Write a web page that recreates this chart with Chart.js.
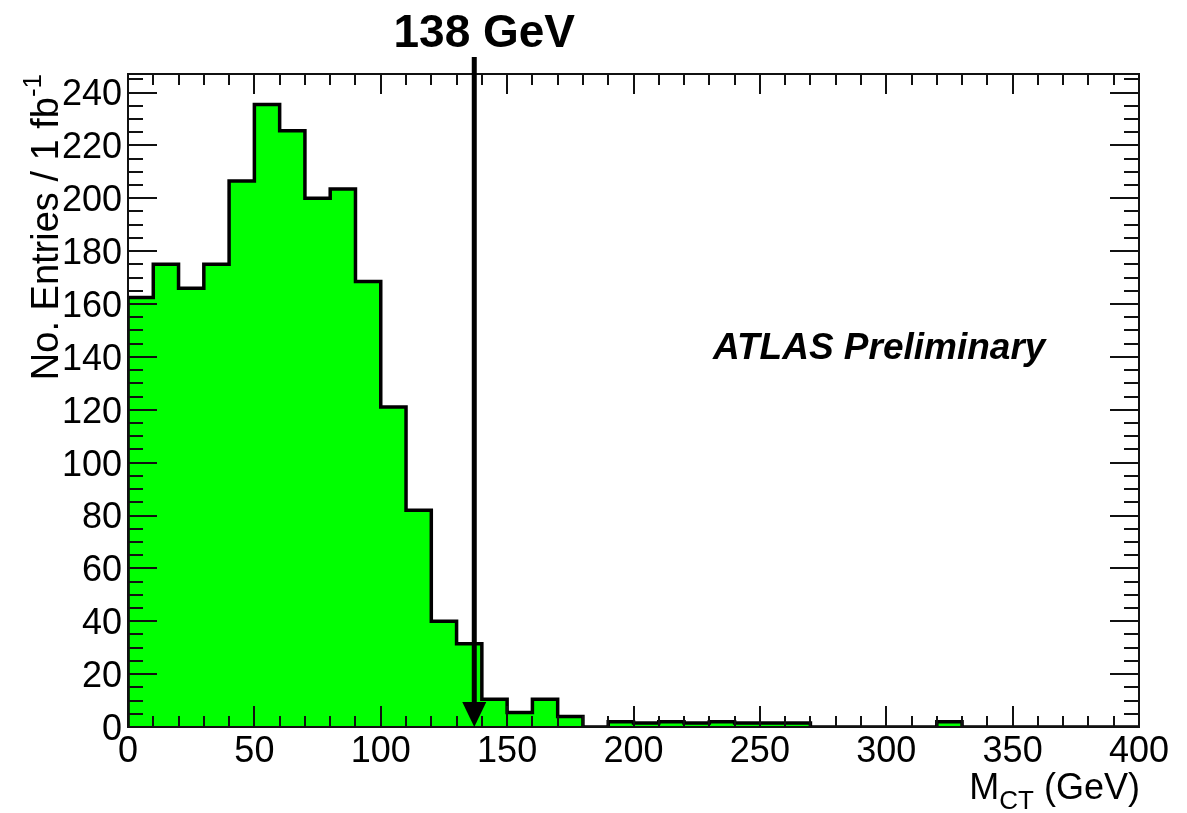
<!DOCTYPE html>
<html>
<head>
<meta charset="utf-8">
<script src="https://cdn.jsdelivr.net/npm/chart.js@4.4.1/dist/chart.umd.min.js"></script>
<style>
html,body{margin:0;padding:0;background:#ffffff;}
#wrap{position:relative;width:1187px;height:813px;}
</style>
</head>
<body>
<div id="wrap"><canvas id="c" width="1187" height="813"></canvas></div>
<script>
// ---- data ----
const binLowEdges = [0,10,20,30,40,50,60,70,80,90,100,110,120,130,140,150,160,170,180,190,
                     200,210,220,230,240,250,260,270,280,290,300,310,320,330,340,350,360,370,380,390];
const binUpperEnd = 400;
const entries = [162.5,175,166,175,206.5,235.5,225.5,200,203.5,168.5,121,82,40,31.5,10.5,5.5,10.5,4,0,2,
                 1.5,2,1.5,2,1.5,1.5,1.5,0,0,0,0,0,2,0,0,0,0,0,0,0];
const xTickValues = [0,50,100,150,200,250,300,350,400];
const yTickValues = [0,20,40,60,80,100,120,140,160,180,200,220,240];
const yAxisMax = 247;
const cutValue = 137;
const cutLabel = '138 GeV';
const xTitleMain = 'M';
const xTitleSub = 'CT';
const xTitleRest = ' (GeV)';
const yTitleMain = 'No. Entries / 1 fb';
const yTitleSup = '-1';
const stampText = 'ATLAS Preliminary';

const FONT = '"Liberation Sans", Arial, Helvetica, sans-serif';

const points = [{x: binLowEdges[0], y: 0}]
  .concat(binLowEdges.map((x, i) => ({x: x, y: entries[i]})))
  .concat([{x: binUpperEnd, y: entries[entries.length - 1]}, {x: binUpperEnd, y: 0}]);

const decorPlugin = {
  id: 'decor',
  afterDatasetsDraw(chart) {
    const ctx = chart.ctx;
    const a = chart.chartArea;
    const xs = chart.scales.x, ys = chart.scales.y;
    ctx.save();
    // frame
    ctx.strokeStyle = '#111';
    ctx.lineWidth = 2;
    ctx.strokeRect(a.left, a.top, a.right - a.left, a.bottom - a.top);
    // ticks inward, all four sides
    ctx.lineWidth = 2;
    ctx.beginPath();
    for (let v = 0; v <= xs.max + 1e-9; v += 10) {
      const px = Math.round(xs.getPixelForValue(v));
      const major = (v % 50 === 0);
      const lb = major ? 21 : 11;
      const lt = major ? 20 : 11;
      ctx.moveTo(px, a.bottom); ctx.lineTo(px, a.bottom - lb);
      ctx.moveTo(px, a.top); ctx.lineTo(px, a.top + lt);
    }
    for (let v = 0; v <= ys.max + 1e-9; v += 5) {
      const py = Math.round(ys.getPixelForValue(v));
      const major = (v % 20 === 0);
      const l = major ? 29 : 15;
      ctx.moveTo(a.left, py); ctx.lineTo(a.left + l, py);
      ctx.moveTo(a.right, py); ctx.lineTo(a.right - l, py);
    }
    ctx.stroke();

    // cut arrow
    const cx = xs.getPixelForValue(cutValue);
    ctx.strokeStyle = '#000';
    ctx.fillStyle = '#000';
    ctx.lineWidth = 5;
    ctx.beginPath();
    ctx.moveTo(cx, 57);
    ctx.lineTo(cx, a.bottom - 22);
    ctx.stroke();
    ctx.beginPath();
    ctx.moveTo(cx - 12, a.bottom - 25);
    ctx.lineTo(cx + 12, a.bottom - 25);
    ctx.lineTo(cx, a.bottom);
    ctx.closePath();
    ctx.fill();

    // cut label
    ctx.font = 'bold 46px ' + FONT;
    ctx.textAlign = 'center';
    ctx.textBaseline = 'alphabetic';
    ctx.fillText(cutLabel, cx + 10, 47);

    // ATLAS stamp
    ctx.font = 'italic bold 37px ' + FONT;
    ctx.textAlign = 'left';
    ctx.fillText(stampText, 713, 359);

    // x-axis title, right aligned to frame
    const mainF = '36px ' + FONT, subF = '26px ' + FONT;
    ctx.font = mainF; const wM = ctx.measureText(xTitleMain).width; const wR = ctx.measureText(xTitleRest).width;
    ctx.font = subF; const wS = ctx.measureText(xTitleSub).width;
    let x0 = a.right + 1 - (wM + wS + wR);
    const by = 799;
    ctx.font = mainF; ctx.fillText(xTitleMain, x0, by);
    ctx.font = subF; ctx.fillText(xTitleSub, x0 + wM, by + 10);
    ctx.font = mainF; ctx.fillText(xTitleRest, x0 + wM + wS, by);

    // y-axis title, rotated, right aligned to top of frame
    const yMainF = '38px ' + FONT, ySupF = '26px ' + FONT;
    ctx.font = yMainF; const wYM = ctx.measureText(yTitleMain).width;
    ctx.font = ySupF; const wYS = ctx.measureText(yTitleSup).width;
    ctx.translate(58, a.top);
    ctx.rotate(-Math.PI / 2);
    ctx.textAlign = 'left';
    ctx.font = yMainF; ctx.fillText(yTitleMain, -(wYM + wYS), 0);
    ctx.font = ySupF; ctx.fillText(yTitleSup, -wYS, -17);
    ctx.restore();
  }
};

new Chart(document.getElementById('c'), {
  type: 'line',
  data: {
    datasets: [{
      data: points,
      stepped: 'before',
      fill: 'origin',
      backgroundColor: '#00ff00',
      borderColor: '#000000',
      borderWidth: 3.5,
      pointRadius: 0,
      pointHoverRadius: 0,
      tension: 0
    }]
  },
  options: {
    responsive: false,
    animation: false,
    events: [],
    layout: { padding: { top: 74, right: 48, left: 0, bottom: 0 } },
    plugins: { legend: { display: false }, tooltip: { enabled: false } },
    scales: {
      x: {
        type: 'linear', min: 0, max: 400,
        grid: { display: false, drawTicks: false },
        border: { display: false },
        afterBuildTicks(s) { s.ticks = xTickValues.map(v => ({value: v})); },
        afterFit(s) { s.height = 86; },
        ticks: { color: '#000', font: { family: FONT, size: 36 }, padding: 3, maxRotation: 0, autoSkip: false }
      },
      y: {
        type: 'linear', min: 0, max: yAxisMax,
        grid: { display: false, drawTicks: false },
        border: { display: false },
        afterBuildTicks(s) { s.ticks = yTickValues.map(v => ({value: v})); },
        afterFit(s) { s.width = 128; },
        ticks: { color: '#000', font: { family: FONT, size: 36 }, padding: 6, labelOffset: 3, autoSkip: false }
      }
    }
  },
  plugins: [decorPlugin]
});
</script>
</body>
</html>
#####
### What the task requires
Go through the listing above and quote it exactly, apart from its images.

### Answer
Write a web page that recreates this chart with Chart.js.
<!DOCTYPE html>
<html>
<head>
<meta charset="utf-8">
<script src="https://cdn.jsdelivr.net/npm/chart.js@4.4.1/dist/chart.umd.min.js"></script>
<style>
html,body{margin:0;padding:0;background:#ffffff;}
#wrap{position:relative;width:1187px;height:813px;}
</style>
</head>
<body>
<div id="wrap"><canvas id="c" width="1187" height="813"></canvas></div>
<script>
// ---- data ----
const binLowEdges = [0,10,20,30,40,50,60,70,80,90,100,110,120,130,140,150,160,170,180,190,
                     200,210,220,230,240,250,260,270,280,290,300,310,320,330,340,350,360,370,380,390];
const binUpperEnd = 400;
const entries = [162.5,175,166,175,206.5,235.5,225.5,200,203.5,168.5,121,82,40,31.5,10.5,5.5,10.5,4,0,2,
                 1.5,2,1.5,2,1.5,1.5,1.5,0,0,0,0,0,2,0,0,0,0,0,0,0];
const xTickValues = [0,50,100,150,200,250,300,350,400];
const yTickValues = [0,20,40,60,80,100,120,140,160,180,200,220,240];
const yAxisMax = 247;
const cutValue = 137;
const cutLabel = '138 GeV';
const xTitleMain = 'M';
const xTitleSub = 'CT';
const xTitleRest = ' (GeV)';
const yTitleMain = 'No. Entries / 1 fb';
const yTitleSup = '-1';
const stampText = 'ATLAS Preliminary';

const FONT = '"Liberation Sans", Arial, Helvetica, sans-serif';

const points = [{x: binLowEdges[0], y: 0}]
  .concat(binLowEdges.map((x, i) => ({x: x, y: entries[i]})))
  .concat([{x: binUpperEnd, y: entries[entries.length - 1]}, {x: binUpperEnd, y: 0}]);

const decorPlugin = {
  id: 'decor',
  afterDatasetsDraw(chart) {
    const ctx = chart.ctx;
    const a = chart.chartArea;
    const xs = chart.scales.x, ys = chart.scales.y;
    ctx.save();
    // frame
    ctx.strokeStyle = '#111';
    ctx.lineWidth = 2;
    ctx.strokeRect(a.left, a.top, a.right - a.left, a.bottom - a.top);
    // ticks inward, all four sides
    ctx.lineWidth = 2;
    ctx.beginPath();
    for (let v = 0; v <= xs.max + 1e-9; v += 10) {
      const px = Math.round(xs.getPixelForValue(v));
      const major = (v % 50 === 0);
      const lb = major ? 21 : 11;
      const lt = major ? 20 : 11;
      ctx.moveTo(px, a.bottom); ctx.lineTo(px, a.bottom - lb);
      ctx.moveTo(px, a.top); ctx.lineTo(px, a.top + lt);
    }
    for (let v = 0; v <= ys.max + 1e-9; v += 5) {
      const py = Math.round(ys.getPixelForValue(v));
      const major = (v % 20 === 0);
      const l = major ? 29 : 15;
      ctx.moveTo(a.left, py); ctx.lineTo(a.left + l, py);
      ctx.moveTo(a.right, py); ctx.lineTo(a.right - l, py);
    }
    ctx.stroke();

    // cut arrow
    const cx = xs.getPixelForValue(cutValue);
    ctx.strokeStyle = '#000';
    ctx.fillStyle = '#000';
    ctx.lineWidth = 5;
    ctx.beginPath();
    ctx.moveTo(cx, 57);
    ctx.lineTo(cx, a.bottom - 22);
    ctx.stroke();
    ctx.beginPath();
    ctx.moveTo(cx - 12, a.bottom - 25);
    ctx.lineTo(cx + 12, a.bottom - 25);
    ctx.lineTo(cx, a.bottom);
    ctx.closePath();
    ctx.fill();

    // cut label
    ctx.font = 'bold 46px ' + FONT;
    ctx.textAlign = 'center';
    ctx.textBaseline = 'alphabetic';
    ctx.fillText(cutLabel, cx + 10, 47);

    // ATLAS stamp
    ctx.font = 'italic bold 37px ' + FONT;
    ctx.textAlign = 'left';
    ctx.fillText(stampText, 713, 359);

    // x-axis title, right aligned to frame
    const mainF = '36px ' + FONT, subF = '26px ' + FONT;
    ctx.font = mainF; const wM = ctx.measureText(xTitleMain).width; const wR = ctx.measureText(xTitleRest).width;
    ctx.font = subF; const wS = ctx.measureText(xTitleSub).width;
    let x0 = a.right + 1 - (wM + wS + wR);
    const by = 799;
    ctx.font = mainF; ctx.fillText(xTitleMain, x0, by);
    ctx.font = subF; ctx.fillText(xTitleSub, x0 + wM, by + 10);
    ctx.font = mainF; ctx.fillText(xTitleRest, x0 + wM + wS, by);

    // y-axis title, rotated, right aligned to top of frame
    const yMainF = '38px ' + FONT, ySupF = '26px ' + FONT;
    ctx.font = yMainF; const wYM = ctx.measureText(yTitleMain).width;
    ctx.font = ySupF; const wYS = ctx.measureText(yTitleSup).width;
    ctx.translate(58, a.top);
    ctx.rotate(-Math.PI / 2);
    ctx.textAlign = 'left';
    ctx.font = yMainF; ctx.fillText(yTitleMain, -(wYM + wYS), 0);
    ctx.font = ySupF; ctx.fillText(yTitleSup, -wYS, -17);
    ctx.restore();
  }
};

new Chart(document.getElementById('c'), {
  type: 'line',
  data: {
    datasets: [{
      data: points,
      stepped: 'before',
      fill: 'origin',
      backgroundColor: '#00ff00',
      borderColor: '#000000',
      borderWidth: 3.5,
      pointRadius: 0,
      pointHoverRadius: 0,
      tension: 0
    }]
  },
  options: {
    responsive: false,
    animation: false,
    events: [],
    layout: { padding: { top: 74, right: 48, left: 0, bottom: 0 } },
    plugins: { legend: { display: false }, tooltip: { enabled: false } },
    scales: {
      x: {
        type: 'linear', min: 0, max: 400,
        grid: { display: false, drawTicks: false },
        border: { display: false },
        afterBuildTicks(s) { s.ticks = xTickValues.map(v => ({value: v})); },
        afterFit(s) { s.height = 86; },
        ticks: { color: '#000', font: { family: FONT, size: 36 }, padding: 3, maxRotation: 0, autoSkip: false }
      },
      y: {
        type: 'linear', min: 0, max: yAxisMax,
        grid: { display: false, drawTicks: false },
        border: { display: false },
        afterBuildTicks(s) { s.ticks = yTickValues.map(v => ({value: v})); },
        afterFit(s) { s.width = 128; },
        ticks: { color: '#000', font: { family: FONT, size: 36 }, padding: 6, labelOffset: 3, autoSkip: false }
      }
    }
  },
  plugins: [decorPlugin]
});
</script>
</body>
</html>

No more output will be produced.